Viewed in the light most favorable to the jury's verdict, the evidence showed that police obtained a search warrant for an apartment leased to Jackson's sister where they had made controlled cocaine buys in the past. On entering, police found Jackson, Keterrick Wilcox and four other men in the living room and another man, who was bagging marijuana, in the kitchen. A search revealed just under 50 grams of cocaine on a bedroom closet shelf as well as a small amount of cocaine on the floor of the living room. This latter amount was recovered when Wilcox, who had been lying on the floor in front of the television, rolled over. Police found a key to the apartment and $346 in cash on Jackson, who gave a false name at the scene. Two guns and drug scales were also recovered from the apartment.

After a bench trial, Jackson was convicted of possession of cocaine with intent to distribute. *271 He was sentenced to five years in prison with thirty months to serve. On appeal, Jackson contends that the trial court erred in denying his motion for a directed verdict of acquittal.

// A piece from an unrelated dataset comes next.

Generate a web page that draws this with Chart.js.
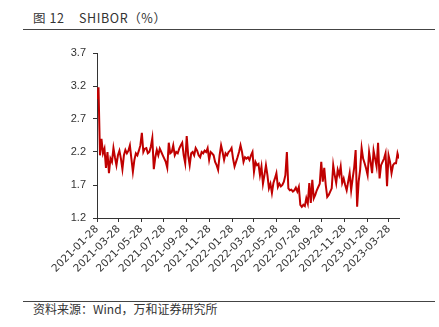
<!DOCTYPE html>
<html>
<head>
<meta charset="utf-8">
<script src="https://cdn.jsdelivr.net/npm/chart.js@4.4.1/dist/chart.umd.min.js"></script>
<style>
  html, body { margin: 0; padding: 0; background: #fff; }
  #wrap { position: relative; width: 439px; height: 327px; overflow: hidden; }
  #chart { position: absolute; left: 0; top: 0; }
  .title { position: absolute; top: 10px; font: 12.5px/15px "Noto Sans CJK SC", sans-serif; color: #333; white-space: pre; letter-spacing: 0.6px; }
  .rule { position: absolute; left: 23px; width: 412px; height: 0; border-top: 1px solid #444; }
  .source { position: absolute; left: 33px; top: 302px; font: 12px/14px "Noto Sans CJK SC", sans-serif; color: #333; white-space: pre; }
</style>
</head>
<body>
<div id="wrap">
  <div class="title" style="left:33px">图 12</div>
  <div class="title" style="left:79px">SHIBOR（%）</div>
  <div class="rule" style="top:29px"></div>
  <canvas id="chart" width="439" height="300"></canvas>
  <div class="rule" style="top:301px"></div>
  <div class="source">资料来源：Wind，万和证券研究所</div>
</div>
<script>
// axis labels (every two months) and y ticks
const tickDates = ['2021-01-28', '2021-03-28', '2021-05-28', '2021-07-28', '2021-09-28', '2021-11-28',
  '2022-01-28', '2022-03-28', '2022-05-28', '2022-07-28', '2022-09-28', '2022-11-28',
  '2023-01-28', '2023-03-28'];
const yTicks = [1.2, 1.7, 2.2, 2.7, 3.2, 3.7];

// SHIBOR (%), one reading roughly every 4 days from 2021-01-28
const shibor = [
  3.0, 3.18, 2.15, 2.4, 2.18, 2.25, 1.96, 2.2, 1.88, 2.1,
  2.05, 2.26, 2.12, 2.0, 2.15, 2.22, 2.1, 1.94, 2.15, 2.23,
  2.18, 2.22, 2.3, 2.1, 1.9, 2.08, 2.18, 2.15, 2.22, 2.3,
  2.49, 2.2, 2.25, 2.26, 2.18, 2.2, 2.28, 2.41, 1.94, 2.12,
  2.23, 2.15, 2.25, 2.2, 2.15, 2.1, 2.05, 1.96, 2.34, 2.18,
  2.2, 2.3, 2.15, 2.2, 2.18, 2.25, 2.3, 2.34, 2.15, 2.03,
  2.44, 2.15, 2.0, 2.18, 2.2, 2.15, 2.26, 2.22, 2.15, 2.12,
  2.2, 2.18, 2.22, 2.2, 2.26, 2.08, 2.2, 2.18, 2.15, 2.05,
  2.0, 1.93, 2.15, 2.3, 2.2, 2.08, 2.18, 2.15, 2.2, 2.22,
  2.26, 2.1, 1.98, 2.05, 2.12, 2.2, 2.3, 2.2, 2.05, 2.12,
  2.1, 2.12, 2.08, 2.15, 2.2, 1.9, 2.05, 2.0, 2.02, 1.85,
  1.98, 1.72, 1.85, 2.0, 1.85, 1.65, 1.72, 1.58, 1.73, 1.8,
  1.88, 1.67, 1.72, 1.68, 1.7, 1.75, 1.85, 2.2, 1.65, 1.62,
  1.63, 1.6, 1.62, 1.66, 1.6, 1.67, 1.4, 1.37, 1.4, 1.38,
  1.5, 1.42, 1.73, 1.43, 1.78, 1.5, 1.55, 1.62, 1.67, 1.72,
  2.05, 1.75, 1.96, 1.7, 1.52, 1.55, 1.6, 1.65, 2.0, 1.85,
  1.73, 1.93, 1.85, 1.98, 1.73, 1.8, 1.7, 1.62, 1.75, 1.88,
  1.62, 1.8, 1.96, 2.23, 1.37, 1.75, 1.93, 2.26, 2.1, 2.03,
  1.95, 1.85, 2.2, 2.05, 1.88, 2.22, 2.1, 1.98, 2.34, 1.8,
  2.0, 2.05, 2.1, 2.18, 1.68, 2.15, 2.05, 1.88, 2.0, 2.03,
  2.03, 2.18, 2.1
];

const stepDays = 4.04;
const dayMs = 86400000;
const start = Date.parse(tickDates[0]);
const tickPos = tickDates.map(d => (Date.parse(d) - start) / dayMs / stepDays);

const axisColor = '#333';

new Chart(document.getElementById('chart'), {
  type: 'line',
  data: {
    datasets: [{
      data: shibor.map((v, i) => ({ x: i, y: v })),
      borderColor: '#C00000',
      borderWidth: 2,
      pointRadius: 0,
      tension: 0
    }]
  },
  options: {
    responsive: false,
    animation: false,
    devicePixelRatio: 1,
    layout: { padding: { top: 53, right: 40, left: 0, bottom: 0 } },
    plugins: { legend: { display: false }, tooltip: { enabled: false } },
    scales: {
      x: {
        type: 'linear',
        min: 0,
        max: shibor.length - 1,
        afterFit: s => { s.height = 82; },
        afterBuildTicks: s => { s.ticks = tickPos.map(v => ({ value: v })); },
        border: { display: true, color: axisColor, width: 1 },
        grid: { drawOnChartArea: false, tickLength: 4, color: axisColor },
        ticks: {
          autoSkip: false,
          minRotation: 45,
          maxRotation: 45,
          padding: 1,
          color: axisColor,
          font: { family: 'DejaVu Sans', size: 10.5 },
          callback: (v, i) => tickDates[i]
        }
      },
      y: {
        min: 1.2,
        max: 3.7,
        afterFit: s => { s.width = 97; },
        afterBuildTicks: s => { s.ticks = yTicks.map(v => ({ value: v })); },
        border: { display: true, color: axisColor, width: 1 },
        grid: { drawOnChartArea: false, tickLength: 4, color: axisColor },
        ticks: {
          padding: 7,
          color: axisColor,
          font: { family: 'Liberation Sans', size: 11 },
          callback: v => v.toFixed(1)
        }
      }
    }
  }
});
</script>
</body>
</html>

On appeal from a criminal conviction, we view the evidence in the light most favorable to the verdict, with the defendant no longer enjoying a presumption of innocence. Williams v. State, 261 Ga.App. 793, 794(1), 584 S.E.2d 64 (2003). We neither weigh the evidence nor judge the credibility of witnesses, but determine only whether the evidence was sufficient for a rational trier of fact to find the defendant guilty of the charged offense beyond a reasonable doubt. Jackson v. Virginia, 443 U.S. 307, 99 S. Ct. 2781, 61 L. Ed. 2d 560 (1979). Our methods are the same "whether the challenge arises from the overruling of a motion for directed verdict or the overruling of a motion for new trial based upon alleged insufficiency of the evidence." Humphrey v. State, 252 Ga. 525, 527(1), 314 S.E.2d 436 (1984).

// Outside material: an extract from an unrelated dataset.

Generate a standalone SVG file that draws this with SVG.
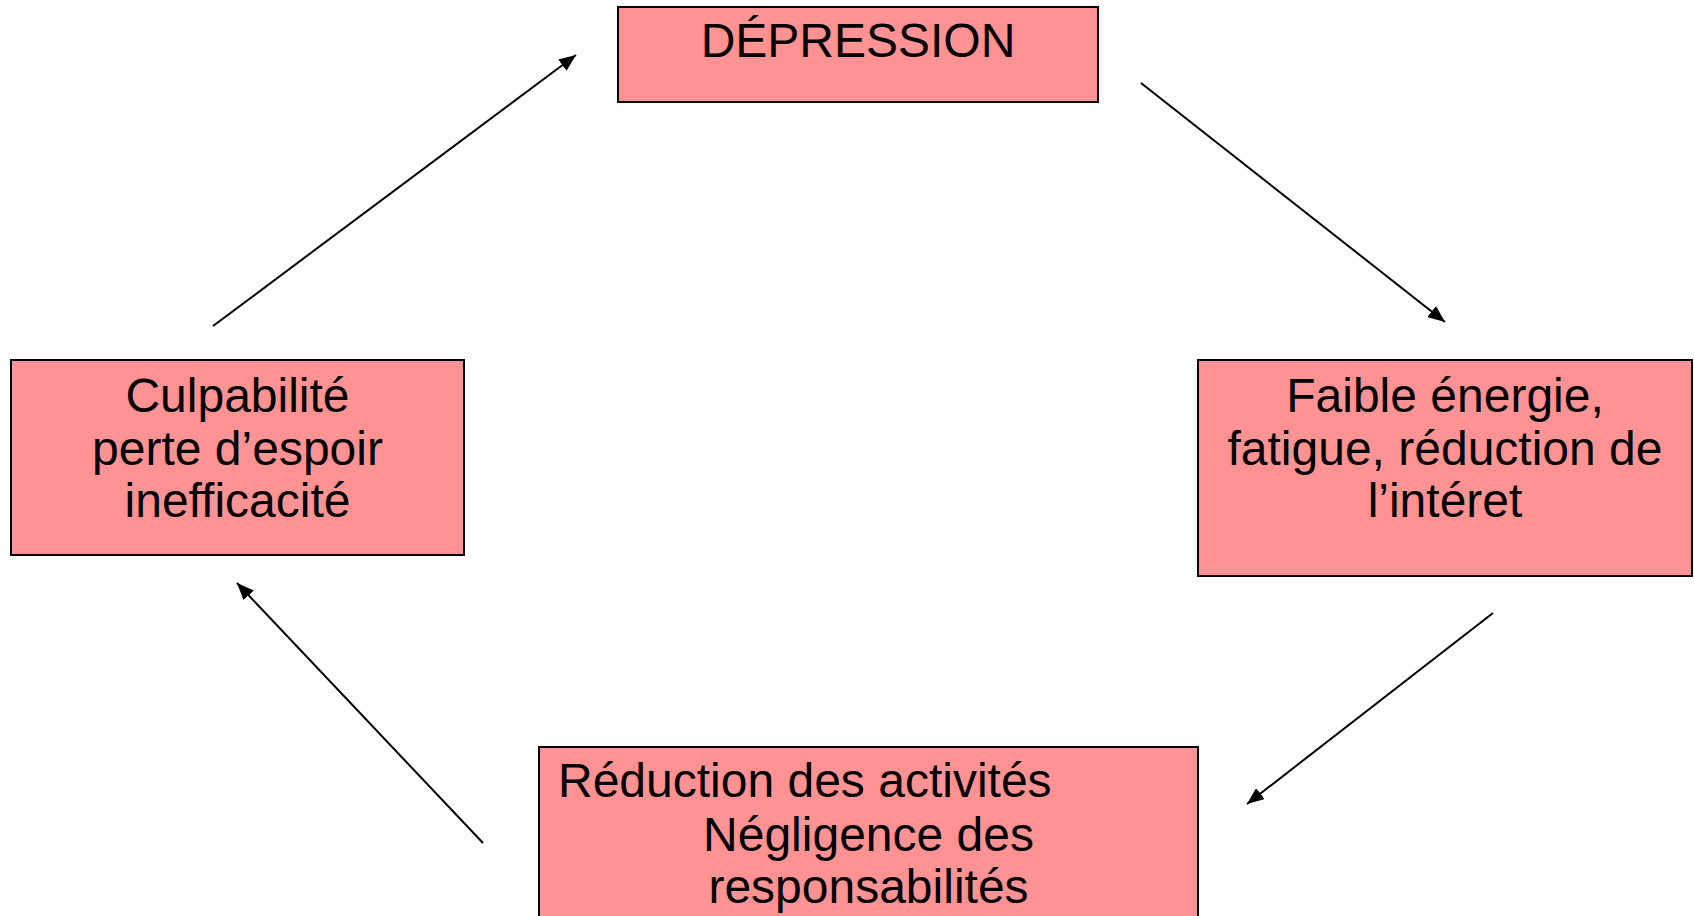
<svg xmlns="http://www.w3.org/2000/svg" width="1694" height="916" viewBox="0 0 1694 916">
<style>
.box{fill:#FF9393;stroke:#000;stroke-width:2}
.t{font-family:"Liberation Sans",Arial,sans-serif;font-size:48px;fill:#000}
.c{text-anchor:middle}
.conn{stroke:#000;stroke-width:2;fill:none;marker-end:url(#ah)}
</style>
<defs>
<marker id="ah" markerUnits="userSpaceOnUse" markerWidth="18" markerHeight="14" refX="17" refY="7" orient="auto">
<path d="M0,0 L17,7 L0,14 Z" fill="#000"/>
</marker>
</defs>
<rect width="1694" height="916" fill="#fff"/>
<g id="connectors">
<line class="conn" x1="213" y1="326" x2="576" y2="55"/>
<line class="conn" x1="1141" y1="83" x2="1445" y2="322"/>
<line class="conn" x1="1493" y1="613" x2="1247" y2="804"/>
<line class="conn" x1="483" y1="843" x2="237" y2="583"/>
</g>
<g id="node-depression">
<rect class="box" x="618" y="7" width="480" height="95"/>
<text class="t c" x="858" y="57">DÉPRESSION</text>
</g>
<g id="node-culpabilite">
<rect class="box" x="11" y="360" width="453" height="195"/>
<text class="t c" x="237.5" y="412">Culpabilité</text>
<text class="t c" x="237.5" y="465">perte d’espoir</text>
<text class="t c" x="237.5" y="517">inefficacité</text>
</g>
<g id="node-faible">
<rect class="box" x="1198" y="360" width="494" height="216"/>
<text class="t c" x="1445" y="412">Faible énergie,</text>
<text class="t c" x="1445" y="465">fatigue, réduction de</text>
<text class="t c" x="1445" y="517">l’intéret</text>
</g>
<g id="node-reduction">
<rect class="box" x="539" y="747" width="659" height="190"/>
<text class="t" x="558" y="797">Réduction des activités</text>
<text class="t c" x="868.5" y="851">Négligence des</text>
<text class="t c" x="868.5" y="903">responsabilités</text>
</g>
</svg>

A conviction based solely upon circumstantial evidence must be supported by facts which not only are consistent with the guilt of the accused, but exclude every reasonable hypothesis save that of guilt. Thomas v. State, 262 Ga.App. 492, 494(1), 589 S.E.2d 243 (2003); Chung v. State, 240 Ga. App. 394, 395(1), 523 S.E.2d 615 (1999). This does not mean that the State must exclude every possible hypothesis showing innocence, but that it must do so as to any reasonable hypothesis showing innocence. The question whether a hypothesis of innocence is reasonable is a question for the trier of fact. Chung, supra, 240 Ga.App. at 396(1), 523 S.E.2d 615; Harris v. State, 236 Ga. 242, 245(1), 223 S.E.2d 643 (1976).

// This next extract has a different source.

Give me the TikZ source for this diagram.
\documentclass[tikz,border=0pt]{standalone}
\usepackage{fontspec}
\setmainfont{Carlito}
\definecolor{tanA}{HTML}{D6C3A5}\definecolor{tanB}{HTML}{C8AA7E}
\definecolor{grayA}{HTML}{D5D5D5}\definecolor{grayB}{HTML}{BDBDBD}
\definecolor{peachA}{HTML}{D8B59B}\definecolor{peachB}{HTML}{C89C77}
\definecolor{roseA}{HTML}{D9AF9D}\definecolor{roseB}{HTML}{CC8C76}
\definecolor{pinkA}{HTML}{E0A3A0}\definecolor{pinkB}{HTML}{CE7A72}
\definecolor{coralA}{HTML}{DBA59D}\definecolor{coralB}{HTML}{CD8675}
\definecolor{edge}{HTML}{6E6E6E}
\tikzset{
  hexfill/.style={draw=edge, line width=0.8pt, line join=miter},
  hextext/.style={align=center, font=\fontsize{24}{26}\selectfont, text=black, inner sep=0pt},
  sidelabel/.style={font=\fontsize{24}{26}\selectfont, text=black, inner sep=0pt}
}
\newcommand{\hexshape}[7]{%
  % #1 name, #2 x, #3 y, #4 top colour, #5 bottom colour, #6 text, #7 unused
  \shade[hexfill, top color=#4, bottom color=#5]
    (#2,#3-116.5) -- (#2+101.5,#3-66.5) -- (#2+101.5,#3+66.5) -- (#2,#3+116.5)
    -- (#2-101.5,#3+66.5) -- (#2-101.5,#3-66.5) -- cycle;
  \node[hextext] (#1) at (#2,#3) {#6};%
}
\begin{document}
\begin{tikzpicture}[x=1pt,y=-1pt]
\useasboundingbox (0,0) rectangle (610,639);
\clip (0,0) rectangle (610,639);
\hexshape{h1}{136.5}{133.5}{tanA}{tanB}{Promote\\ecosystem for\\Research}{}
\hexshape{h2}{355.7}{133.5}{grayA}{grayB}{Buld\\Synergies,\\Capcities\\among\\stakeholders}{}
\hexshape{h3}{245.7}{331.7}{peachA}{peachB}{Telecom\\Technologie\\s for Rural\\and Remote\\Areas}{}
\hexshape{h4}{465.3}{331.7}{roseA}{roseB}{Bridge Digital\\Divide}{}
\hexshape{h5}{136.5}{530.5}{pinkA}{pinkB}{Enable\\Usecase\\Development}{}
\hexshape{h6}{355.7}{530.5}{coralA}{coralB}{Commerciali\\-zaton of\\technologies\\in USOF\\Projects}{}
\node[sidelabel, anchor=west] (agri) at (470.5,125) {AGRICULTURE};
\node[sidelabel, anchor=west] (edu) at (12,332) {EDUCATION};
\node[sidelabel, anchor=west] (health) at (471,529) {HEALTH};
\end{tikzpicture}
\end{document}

Here, the evidence suggesting Jackson's constructive possession of the cocaine was not limited to his presence in the room where it was found, but included (1) his actual possession of a key to the apartment and $346 in cash; (2) Wilcox's testimony that he and Jackson were partners in the drug trade; and (3) Jackson giving a false name. In evaluating this evidence, the trial court was free to determine that the cocaine found in the apartment was Jackson's. See Ellison v. State, 233 Ga.App. 637, 639-640(2), 504 S.E.2d 779 (1998). Giving a false name was also evidence of Jackson's consciousness of guilt. See Turntime v. State, 206 Ga.App. 226, 227(1), 424 S.E.2d 877 (1992). Thus the evidence was sufficient to support the verdict and to justify the denial of Jackson's motion for directed verdict. See Blaise v. State, 185 Ga.App. 653, 654(1), 365 S.E.2d 499 (1988); Lowe v. State, 223 Ga.App. 172, 173, 477 S.E.2d 341 (1996).

Judgment affirmed.

BLACKBURN, P.J., and BERNES, J., concur.